Learning Diary 2

1 Abstract

In metabolite analysis, we are trying to study and annotate different molecules by their features. However, small molecules typically contain similar structures and the space of potential structures is tremendous (over 600 million). The amount of unique spectra covers only a small fraction of the entire database.

With the input out of the LC-MS^2 process, the machine learning algorithm runs like a search engine that assigns ranked scores to predicted structures of high similarities. The point is to find suitable features. The output from LC-MS is flat feature vectors, and one common approach is kernel methods which map embedded structured data into non-linear feature spaces.

2 Preprocessing

2.1 LC-MS

2.1.1 Liquid Chromatography

Liquid Chromatography consists of 2 phases: mobile phase and stationary phase. LC can separate molecules by their physicochemical interactions with phases. Molecules that have stronger interactions with the stationary phase tend to remain longer within the system, while those who show weaker interactions spend less retention time inside the system.

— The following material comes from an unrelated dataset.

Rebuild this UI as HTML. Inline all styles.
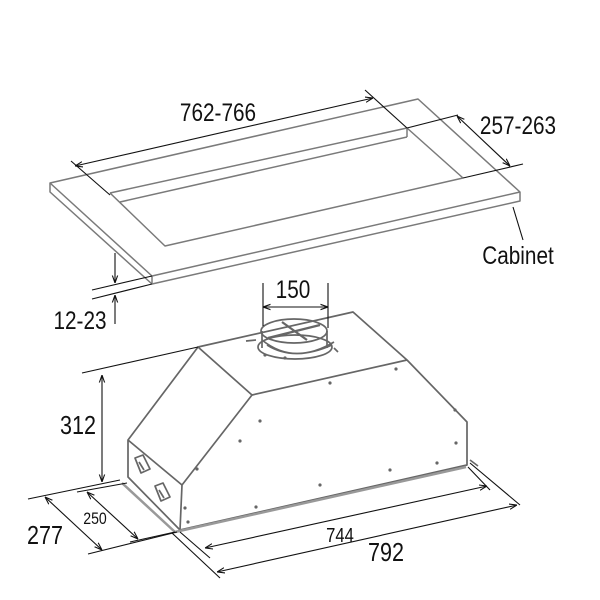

This process separates molecules from the time (physicochemical interaction) dimension.

2.1.2 Mass Spectrometry

Mass Spectrometry differentiates molecules according to their mass. This process ionizes the molecules and provides a separation from the mass dimension.

2.1.3 LC-MS^2 (Tandem Mass Spectrometry)

After a standard LC-MS workflow, we can add an MS process that breaks the target molecule into fragments, and then performs an analysis on the debris. It helps us to understand the structure of the target molecule.

3 Kernel Methods

Kernel methods are used to map features into higher dimensions for better separation.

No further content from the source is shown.